Pour répondre aux patients qui déclarent qu’ils ont acheté les médicaments de leur poche, il a signalé que cela n’est pas normal, étant donné que la prise en charge des patients testés positifs au coronavirus est gratuite, y compris les médicaments. Et de préciser que : « Il y a parfois des incompréhensions. Si les malades ne sont pas diagnostiqués mais qu’ils arrivent aux urgences pour Covid-19, on ne les prend pas en charge jusqu’à ce qu’ils soient déclarés positifs. Donc, avant d’être déclarés positifs, on leur donne des ordonnances pour qu’ils achètent des médicaments à leurs propres frais. Mais ils doivent apporter des copies scannées de ces ordonnances payées pour bénéficier de remboursement et la prise en charge gratuite au cas où ils seront testés positifs à la Covid-19 ».
Selon le Pr Akory Ag Iknane, le Coordinateur national de la riposte à la Covid-19 au Mali, par ailleurs directeur général de l’Institut National de Santé Publique(INSP), depuis l’apparition de la Covid-19, le Mali est le seul pays en Afrique qui enregistre des décès communautaires (le décès qui survient en dehors des services sanitaires). A l’en croire, c’est aussi le seul pays qui donne le résultat du test PCR dans les 24h. Se félicitant du fait que le Mali a eu la meilleure gestion de la crise de la Covid-19, et ce grâce à cette organisation. Mais après vérification, il se trouve que le Sénégal aussi a la capacité de livrer lesdits résultats dans les mêmes délais.
Parlant de la prise en charge des patients testés positifs, le Pr Ag Iknane dira que le traitement, y compris la prise en charge, est gratuit. Le Coordinateur national en charge de la riposte face à la la Covid-19 se dit étonné des plaintes liées à la non-gratuité de la prise en charge. Quant aux cas de discriminations, il dit ne pas y croire et se demande même comment un médecin peut-il faire cela en temps normal à plus forte raison en temps de pandémie.

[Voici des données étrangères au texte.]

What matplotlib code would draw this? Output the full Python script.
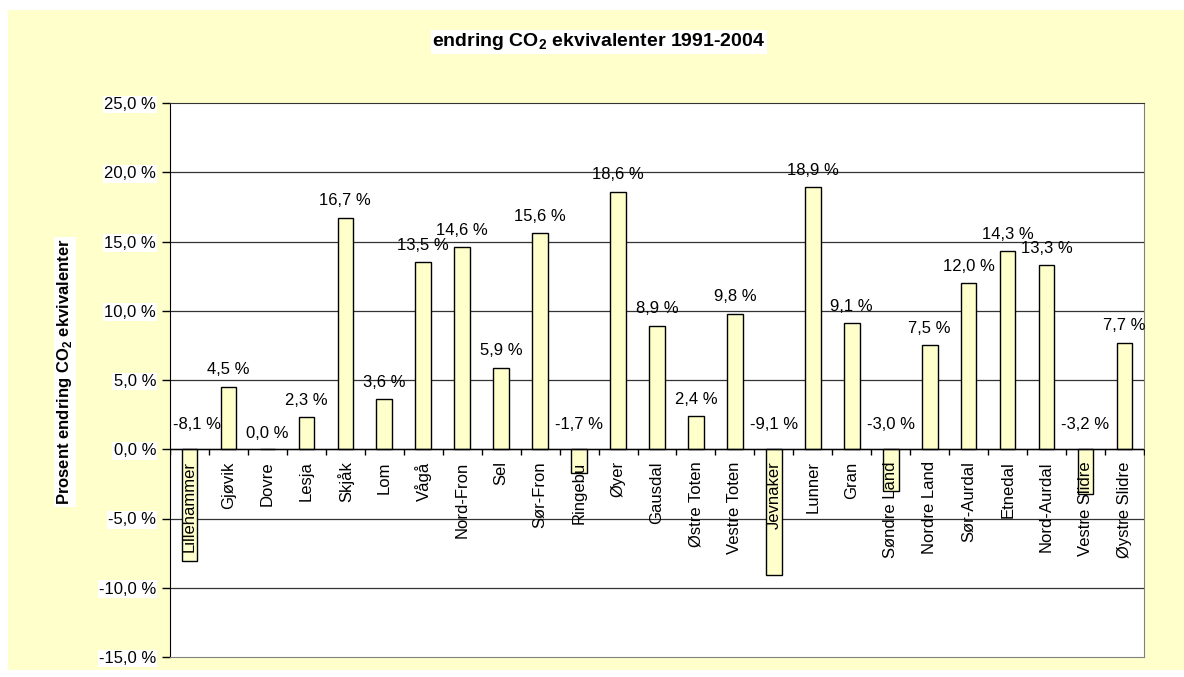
import matplotlib
matplotlib.use("Agg")
import matplotlib.pyplot as plt
from matplotlib.patches import Rectangle
import matplotlib.transforms as mtransforms

plt.rcParams['font.family'] = ['Liberation Sans', 'DejaVu Sans']
plt.rcParams['mathtext.fontset'] = 'custom'
plt.rcParams['mathtext.rm'] = 'Liberation Sans'
plt.rcParams['mathtext.bf'] = 'Liberation Sans:bold'

kommuner = ['Lillehammer', 'Gjøvik', 'Dovre', 'Lesja', 'Skjåk', 'Lom', 'Vågå',
            'Nord-Fron', 'Sel', 'Sør-Fron', 'Ringebu', 'Øyer', 'Gausdal',
            'Østre Toten', 'Vestre Toten', 'Jevnaker', 'Lunner', 'Gran',
            'Søndre Land', 'Nordre Land', 'Sør-Aurdal', 'Etnedal', 'Nord-Aurdal',
            'Vestre Slidre', 'Øystre Slidre']
endring = [-8.1, 4.5, 0.0, 2.3, 16.7, 3.6, 13.5, 14.6, 5.9, 15.6, -1.7, 18.6, 8.9,
           2.4, 9.8, -9.1, 18.9, 9.1, -3.0, 7.5, 12.0, 14.3, 13.3, -3.2, 7.7]
yticks = [-15, -10, -5, 0, 5, 10, 15, 20, 25]

W, H = 1184, 677
fig = plt.figure(figsize=(W / 100, H / 100), dpi=100)
fig.patch.set_facecolor('white')

# yellow chart area
fig.add_artist(Rectangle((8 / W, 1 - 670 / H), (W - 8) / W, 660 / H,
                         transform=fig.transFigure, facecolor='#FFFFCC',
                         edgecolor='none', zorder=-10))

ax = fig.add_axes([170 / W, 1 - 657 / H, (1144 - 170) / W, (657 - 103) / H])
ax.set_facecolor('white')

x = list(range(len(kommuner)))
ax.bar(x, endring, width=0.4, color='#FFFFCC', edgecolor='black', linewidth=1, zorder=2)

ax.set_xlim(-0.5, len(kommuner) - 0.5)
ax.set_ylim(-15, 25)
ax.set_yticks(yticks)
ax.set_yticklabels([f'{v:.1f} %'.replace('.', ',') for v in yticks], fontsize=12)
for lbl in ax.get_yticklabels():
    lbl.set_bbox(dict(facecolor='white', edgecolor='none', pad=1))
ax.tick_params(axis='y', direction='out', length=6, width=1, pad=4, colors='black')
ax.set_xticks([])

for v in yticks[1:-1]:
    ax.axhline(v, color='#333333', linewidth=0.9, zorder=1)
ax.axhline(0, color='black', linewidth=1, zorder=3)

ax.spines['left'].set_color('black')
ax.spines['top'].set_color('#333333')
ax.spines['right'].set_color('#808080')
ax.spines['bottom'].set_color('#808080')

# category ticks on the zero line
bounds = [i - 0.5 for i in range(len(kommuner) + 1)]
ax.plot(bounds, [0] * len(bounds), linestyle='none', marker=3, markersize=4,
        color='black', markeredgewidth=1, zorder=3)

below = mtransforms.offset_copy(ax.transData, fig=fig, x=0, y=-12, units='dots')
for i, name in enumerate(kommuner):
    ax.text(i, 0, name, rotation=90, ha='center', va='top', fontsize=12,
            transform=below, zorder=4)

# value labels, kept inside the plot area
renderer = fig.canvas.get_renderer()
ax_left = ax.get_window_extent(renderer).x0
for i, v in enumerate(endring):
    if v > 0:
        off = 17
    elif v == 0:
        off = 16
    else:
        off = 25
    tr = mtransforms.offset_copy(ax.transData, fig=fig, x=0, y=off, units='dots')
    t = ax.text(i, max(v, 0), f'{v:.1f} %'.replace('.', ','), ha='center', va='center',
                fontsize=12, transform=tr, zorder=4)
    x0 = t.get_window_extent(renderer).x0
    if x0 < ax_left + 3:
        shift = ax_left + 3 - x0
        t.set_transform(mtransforms.offset_copy(ax.transData, fig=fig, x=shift,
                                                y=off, units='dots'))

fig.text(599 / W, 1 - 42 / H, r'endring CO$_\mathbf{2}$ ekvivalenter 1991-2004',
         ha='center', va='center', fontsize=14, fontweight='bold',
         bbox=dict(facecolor='white', edgecolor='none', pad=1))
fig.text(65 / W, 1 - 372 / H, r'Prosent endring CO$_\mathbf{2}$ ekvivalenter',
         rotation=90, ha='center', va='center', fontsize=12, fontweight='bold',
         bbox=dict(facecolor='white', edgecolor='none', pad=1))

fig.savefig('out.png', dpi=100)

D’ailleurs nous expliqua-t-il, le personnel soignant est tenu par l’éthique médicale qui ne fait pas de distinction entre les patients. « Le Mali est l’un des rares pays qui est toujours dans la négation de ce qui se fait chez lui, sinon il a la meilleure gestion de la pandémie à coronavirus, l’OMS et tous les partenaires ont reconnu que notre pays possède la meilleure gestion de cette pandémie », a précisé le coordinateur national.
Nous n’avons pas pu trouver un classement de l’OMS plaçant le Mali comme pays ayant le mieux gérer la crise, l’Institut Lowy de Sydney en Australie a fait un travail scientifique de classement dans lequel le premier pays africain qui a mieux géré la pandémie est le Rwanda (7e sur 102 pays classés). Il est suivi du Togo (16e sur les 102 pays) et de la Gambie (28e au classement général). Le Mali n’ayant pas été retenu parmi les 102 pays.
Le Pr Ag Iknane a invité les patients guéris de la Covid-19, qui ont été discriminés pendant la prise en charge dans les centres, à venir se déclarer auprès de lui afin de trouver des solutions et mettre fin à ce comportement de médecins indélicats, s’il y en a eu.
Enquête réalisée par Fatoumata Coulibaly avec l’appui de la CENOZO dans le cadre du projet : Covid-19 Réponse in Africa : Togeter for Reliable Information » financé par la Commission Européenne.